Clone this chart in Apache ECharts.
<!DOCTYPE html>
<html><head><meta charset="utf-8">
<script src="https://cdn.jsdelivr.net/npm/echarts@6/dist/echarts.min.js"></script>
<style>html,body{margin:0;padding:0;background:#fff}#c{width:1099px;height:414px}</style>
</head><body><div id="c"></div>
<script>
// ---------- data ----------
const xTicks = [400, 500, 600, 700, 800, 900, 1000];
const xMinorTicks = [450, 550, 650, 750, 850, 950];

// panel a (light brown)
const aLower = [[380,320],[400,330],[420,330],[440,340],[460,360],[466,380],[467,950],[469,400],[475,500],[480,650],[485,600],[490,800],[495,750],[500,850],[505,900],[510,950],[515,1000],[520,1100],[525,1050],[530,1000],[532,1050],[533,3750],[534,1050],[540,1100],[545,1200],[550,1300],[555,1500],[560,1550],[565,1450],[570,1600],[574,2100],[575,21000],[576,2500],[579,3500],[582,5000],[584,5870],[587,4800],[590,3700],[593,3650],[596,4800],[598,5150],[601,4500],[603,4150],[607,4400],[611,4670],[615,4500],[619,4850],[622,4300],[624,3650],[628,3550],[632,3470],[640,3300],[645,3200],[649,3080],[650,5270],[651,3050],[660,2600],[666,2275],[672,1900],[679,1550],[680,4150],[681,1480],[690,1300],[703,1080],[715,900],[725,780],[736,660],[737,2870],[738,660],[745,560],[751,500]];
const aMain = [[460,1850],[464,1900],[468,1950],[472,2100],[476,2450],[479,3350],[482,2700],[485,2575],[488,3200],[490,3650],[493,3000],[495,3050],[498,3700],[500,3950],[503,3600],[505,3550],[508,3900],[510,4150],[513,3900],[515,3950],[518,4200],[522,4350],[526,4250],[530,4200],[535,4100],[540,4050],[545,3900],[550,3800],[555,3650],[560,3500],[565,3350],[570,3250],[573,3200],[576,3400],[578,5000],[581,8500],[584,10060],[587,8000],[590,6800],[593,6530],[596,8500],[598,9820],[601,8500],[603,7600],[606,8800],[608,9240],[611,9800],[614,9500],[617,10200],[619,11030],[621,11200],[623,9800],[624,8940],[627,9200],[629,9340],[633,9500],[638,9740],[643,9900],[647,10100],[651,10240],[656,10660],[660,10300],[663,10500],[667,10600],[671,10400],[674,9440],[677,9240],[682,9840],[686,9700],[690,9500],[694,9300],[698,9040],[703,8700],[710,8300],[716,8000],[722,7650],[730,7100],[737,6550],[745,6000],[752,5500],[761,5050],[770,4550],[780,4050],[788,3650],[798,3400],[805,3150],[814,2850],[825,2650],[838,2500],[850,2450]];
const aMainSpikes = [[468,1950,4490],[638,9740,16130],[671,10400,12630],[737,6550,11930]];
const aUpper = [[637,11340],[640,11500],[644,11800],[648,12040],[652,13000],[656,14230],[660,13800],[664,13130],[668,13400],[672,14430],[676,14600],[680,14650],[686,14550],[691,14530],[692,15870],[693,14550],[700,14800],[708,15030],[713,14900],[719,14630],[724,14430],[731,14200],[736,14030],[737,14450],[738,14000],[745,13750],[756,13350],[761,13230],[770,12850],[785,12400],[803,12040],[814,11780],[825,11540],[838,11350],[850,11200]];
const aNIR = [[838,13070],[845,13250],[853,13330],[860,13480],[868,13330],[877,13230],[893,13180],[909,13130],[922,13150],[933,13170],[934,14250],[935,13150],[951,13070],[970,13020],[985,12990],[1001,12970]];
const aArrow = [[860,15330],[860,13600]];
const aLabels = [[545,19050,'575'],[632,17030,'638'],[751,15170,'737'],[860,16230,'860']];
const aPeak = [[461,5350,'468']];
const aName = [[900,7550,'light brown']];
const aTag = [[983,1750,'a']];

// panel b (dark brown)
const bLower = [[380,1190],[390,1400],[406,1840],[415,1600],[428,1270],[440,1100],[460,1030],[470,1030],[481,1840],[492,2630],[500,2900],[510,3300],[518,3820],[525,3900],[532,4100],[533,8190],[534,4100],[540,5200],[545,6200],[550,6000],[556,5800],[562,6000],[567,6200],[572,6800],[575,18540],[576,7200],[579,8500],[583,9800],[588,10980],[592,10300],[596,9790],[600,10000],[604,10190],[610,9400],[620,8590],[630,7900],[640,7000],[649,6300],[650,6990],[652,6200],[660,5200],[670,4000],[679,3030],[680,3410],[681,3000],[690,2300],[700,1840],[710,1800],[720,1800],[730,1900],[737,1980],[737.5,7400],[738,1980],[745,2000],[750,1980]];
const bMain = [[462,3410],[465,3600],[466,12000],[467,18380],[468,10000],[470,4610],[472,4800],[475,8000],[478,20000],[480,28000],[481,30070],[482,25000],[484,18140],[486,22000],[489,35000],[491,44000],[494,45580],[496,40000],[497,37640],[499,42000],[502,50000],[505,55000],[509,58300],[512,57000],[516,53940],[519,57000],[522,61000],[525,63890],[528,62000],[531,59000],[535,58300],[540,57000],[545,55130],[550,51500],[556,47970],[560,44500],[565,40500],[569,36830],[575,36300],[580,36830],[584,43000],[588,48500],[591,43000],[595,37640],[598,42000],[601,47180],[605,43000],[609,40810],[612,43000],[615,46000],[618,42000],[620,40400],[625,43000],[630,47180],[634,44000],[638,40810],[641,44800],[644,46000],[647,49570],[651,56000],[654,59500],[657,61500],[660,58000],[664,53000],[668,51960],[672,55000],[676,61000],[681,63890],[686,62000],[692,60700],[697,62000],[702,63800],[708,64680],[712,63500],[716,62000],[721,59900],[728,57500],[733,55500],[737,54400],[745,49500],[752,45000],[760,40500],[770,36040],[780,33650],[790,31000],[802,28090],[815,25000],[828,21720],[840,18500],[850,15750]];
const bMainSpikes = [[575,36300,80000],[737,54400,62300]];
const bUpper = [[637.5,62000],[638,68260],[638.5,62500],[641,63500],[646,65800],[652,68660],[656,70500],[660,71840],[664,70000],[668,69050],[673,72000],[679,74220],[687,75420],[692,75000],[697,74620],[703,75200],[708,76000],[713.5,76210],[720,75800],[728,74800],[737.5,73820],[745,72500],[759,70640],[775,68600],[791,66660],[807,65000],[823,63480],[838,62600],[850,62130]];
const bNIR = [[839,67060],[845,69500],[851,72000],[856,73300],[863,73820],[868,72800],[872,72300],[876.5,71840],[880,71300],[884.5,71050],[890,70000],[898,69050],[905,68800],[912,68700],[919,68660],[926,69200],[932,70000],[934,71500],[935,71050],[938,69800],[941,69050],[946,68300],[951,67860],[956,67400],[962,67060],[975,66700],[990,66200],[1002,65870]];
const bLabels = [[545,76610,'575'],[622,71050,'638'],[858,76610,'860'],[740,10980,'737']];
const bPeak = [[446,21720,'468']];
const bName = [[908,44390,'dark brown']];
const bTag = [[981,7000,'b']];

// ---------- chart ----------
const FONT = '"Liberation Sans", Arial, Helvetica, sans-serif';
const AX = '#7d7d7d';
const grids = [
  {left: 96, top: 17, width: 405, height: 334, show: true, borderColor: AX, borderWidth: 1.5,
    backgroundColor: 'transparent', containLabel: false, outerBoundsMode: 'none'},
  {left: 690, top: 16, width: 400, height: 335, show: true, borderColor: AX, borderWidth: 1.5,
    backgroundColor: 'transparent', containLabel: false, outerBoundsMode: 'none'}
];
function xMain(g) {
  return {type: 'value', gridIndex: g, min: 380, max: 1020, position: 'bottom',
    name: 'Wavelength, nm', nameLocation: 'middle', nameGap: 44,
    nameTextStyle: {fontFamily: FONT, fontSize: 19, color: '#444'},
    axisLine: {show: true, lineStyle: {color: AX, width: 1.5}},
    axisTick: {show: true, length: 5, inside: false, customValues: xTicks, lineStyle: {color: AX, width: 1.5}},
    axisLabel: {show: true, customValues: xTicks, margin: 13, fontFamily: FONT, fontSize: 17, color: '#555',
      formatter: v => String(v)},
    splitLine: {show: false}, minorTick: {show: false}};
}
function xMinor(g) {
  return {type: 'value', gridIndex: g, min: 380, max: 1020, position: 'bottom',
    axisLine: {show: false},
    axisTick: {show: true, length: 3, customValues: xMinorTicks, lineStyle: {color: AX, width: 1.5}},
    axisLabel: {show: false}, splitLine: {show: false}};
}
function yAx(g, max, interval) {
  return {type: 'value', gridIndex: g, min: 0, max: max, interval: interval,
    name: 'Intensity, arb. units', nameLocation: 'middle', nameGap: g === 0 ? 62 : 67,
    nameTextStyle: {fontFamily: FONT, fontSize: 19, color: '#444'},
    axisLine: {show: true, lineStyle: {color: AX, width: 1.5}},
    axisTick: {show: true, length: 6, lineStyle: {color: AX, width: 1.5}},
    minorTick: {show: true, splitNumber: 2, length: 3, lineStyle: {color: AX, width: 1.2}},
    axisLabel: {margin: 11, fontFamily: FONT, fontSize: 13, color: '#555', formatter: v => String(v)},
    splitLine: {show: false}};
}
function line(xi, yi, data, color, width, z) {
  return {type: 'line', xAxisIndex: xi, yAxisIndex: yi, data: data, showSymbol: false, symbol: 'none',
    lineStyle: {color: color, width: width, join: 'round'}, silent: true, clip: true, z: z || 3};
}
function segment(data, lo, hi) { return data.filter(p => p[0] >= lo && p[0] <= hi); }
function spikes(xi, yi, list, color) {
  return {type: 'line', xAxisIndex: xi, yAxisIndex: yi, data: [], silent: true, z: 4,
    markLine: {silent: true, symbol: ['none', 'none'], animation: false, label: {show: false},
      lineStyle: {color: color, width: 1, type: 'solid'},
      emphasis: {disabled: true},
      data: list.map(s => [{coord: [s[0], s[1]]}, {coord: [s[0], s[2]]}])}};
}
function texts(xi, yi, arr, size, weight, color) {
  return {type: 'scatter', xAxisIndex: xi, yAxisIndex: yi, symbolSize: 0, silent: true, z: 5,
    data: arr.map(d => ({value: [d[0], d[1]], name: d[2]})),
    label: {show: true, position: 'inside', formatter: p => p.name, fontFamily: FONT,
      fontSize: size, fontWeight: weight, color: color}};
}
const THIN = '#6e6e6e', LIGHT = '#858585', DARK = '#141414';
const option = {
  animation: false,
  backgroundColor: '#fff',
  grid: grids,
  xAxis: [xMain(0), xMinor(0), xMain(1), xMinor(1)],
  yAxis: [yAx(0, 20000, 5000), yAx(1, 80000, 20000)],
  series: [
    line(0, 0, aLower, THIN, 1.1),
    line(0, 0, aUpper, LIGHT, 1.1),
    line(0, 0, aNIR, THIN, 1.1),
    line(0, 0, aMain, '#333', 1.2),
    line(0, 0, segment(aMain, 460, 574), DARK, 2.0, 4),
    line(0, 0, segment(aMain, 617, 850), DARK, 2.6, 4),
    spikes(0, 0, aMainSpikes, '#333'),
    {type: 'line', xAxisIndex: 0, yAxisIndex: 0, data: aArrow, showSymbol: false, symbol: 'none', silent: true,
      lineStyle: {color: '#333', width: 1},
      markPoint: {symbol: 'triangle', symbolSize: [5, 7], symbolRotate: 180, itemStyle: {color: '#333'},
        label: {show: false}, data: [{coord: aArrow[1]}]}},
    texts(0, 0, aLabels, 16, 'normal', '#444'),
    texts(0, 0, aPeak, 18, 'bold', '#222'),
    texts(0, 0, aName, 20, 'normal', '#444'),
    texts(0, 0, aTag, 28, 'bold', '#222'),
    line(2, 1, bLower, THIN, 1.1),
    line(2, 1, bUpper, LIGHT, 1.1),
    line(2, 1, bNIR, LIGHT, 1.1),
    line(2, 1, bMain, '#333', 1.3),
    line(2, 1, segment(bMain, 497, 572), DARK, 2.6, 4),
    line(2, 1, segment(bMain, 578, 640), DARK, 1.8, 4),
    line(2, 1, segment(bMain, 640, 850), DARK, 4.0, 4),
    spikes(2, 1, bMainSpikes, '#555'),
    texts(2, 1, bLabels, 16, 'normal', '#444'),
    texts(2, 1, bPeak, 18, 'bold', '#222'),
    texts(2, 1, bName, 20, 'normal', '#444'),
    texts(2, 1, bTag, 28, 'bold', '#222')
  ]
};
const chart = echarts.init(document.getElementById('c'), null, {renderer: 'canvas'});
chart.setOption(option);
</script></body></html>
# # # # # # #
● **EXERCISE**
Quote exactly the opening line of the material above and every line after it, up to and including the line that contains "const xMinorTicks = [450, 550, 650, 750, 850, 950];".

● **COMPLETE RESPONSE**
Clone this chart in Apache ECharts.
<!DOCTYPE html>
<html><head><meta charset="utf-8">
<script src="https://cdn.jsdelivr.net/npm/echarts@6/dist/echarts.min.js"></script>
<style>html,body{margin:0;padding:0;background:#fff}#c{width:1099px;height:414px}</style>
</head><body><div id="c"></div>
<script>
// ---------- data ----------
const xTicks = [400, 500, 600, 700, 800, 900, 1000];
const xMinorTicks = [450, 550, 650, 750, 850, 950];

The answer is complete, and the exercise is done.